Genleriyle oynanmış ürünlerin insan sağlığına etkileri konusunda farklı görüşler var. Genlerin transferi aşamasında kullanılan bazı antibiyotiklerin ürünü tüketen insanlar ve hayvanlar için risk oluşturduğu, özellikle bağışıklık sistemleri üzerinde olumsuz etkileri olabileceği görüşü genel olarak kabul görüyor. Genleriyle oynanmış tohumların Türkiye’ye girmesi bu nedenle resmen yasak, ancak hayvan yemi olarak ülkemize ithal edildiği biliniyor. Yasak olmasına karşın üretimde kullanıldığına ilişkin bulgular da mevcut.
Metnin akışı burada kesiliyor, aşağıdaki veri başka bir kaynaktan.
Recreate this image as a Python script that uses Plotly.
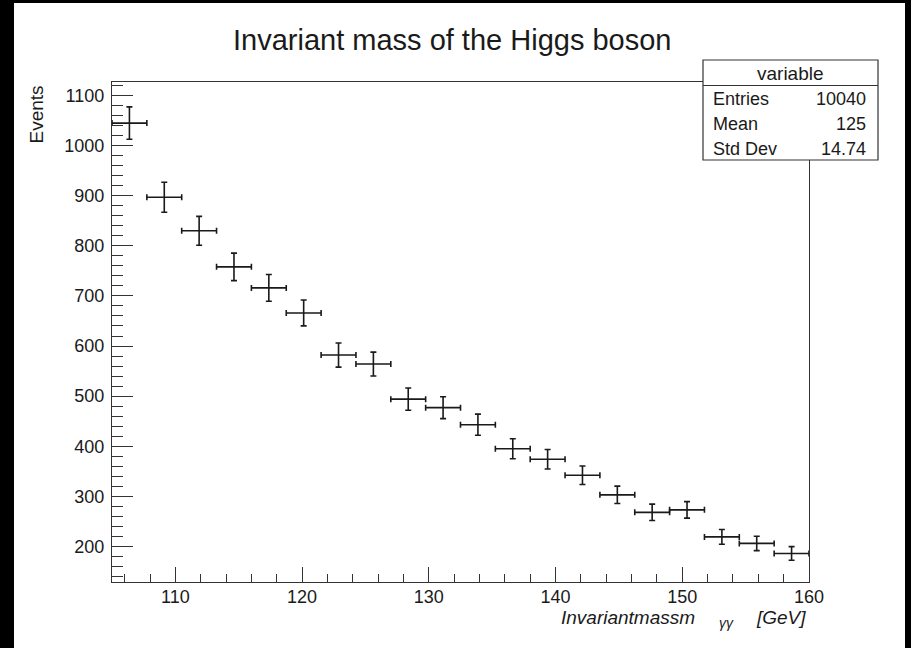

Örneğin, geçen yıl, ODTÜ Gıda Bölümü, 9 kentte üretilen 28 domates numunesinden 22’sinde ’kanamisin’ adlı antibiyotiğe dirençli bir bakteri geni bulduğunu açıkladı. Nasıl, nükleer teknoloji, insanlığın yararına kullanılabildiği gibi insanlığın felaketi ne de neden olabiliyorsa, gıda teknolojileri de insanlığa yararlı ya da zararlı biçimlerde kullanılabiliyor. Bütün mesele, insanlığın şişeden çıkardığı cini tekrar şişeye sokmayı başaramayan acemi büyücünün durumuna düşmemesi.
Buğday üretimi 16 milyon ton
Bu yıl buğday rekoltesinde görülen düşüş tamamen kuraklığa mı bağlı?
Büyük ölçüde evet. Bu yıl, kuraklık nedeniyle Türkiye genelinde buğdayda üretim kaybı ortalama yüzde 20 oldu. Konya, Ankara gibi İç Anadolu Bölgesindeki illerde kuraklık nedeniyle uğranılan zarar yüzde 40’ları aştı. Son yıllarda ortalama 20 milyon ton olan buğday üretimimiz bu zarar nedeniyle 2007 yılında 16 milyona düştü.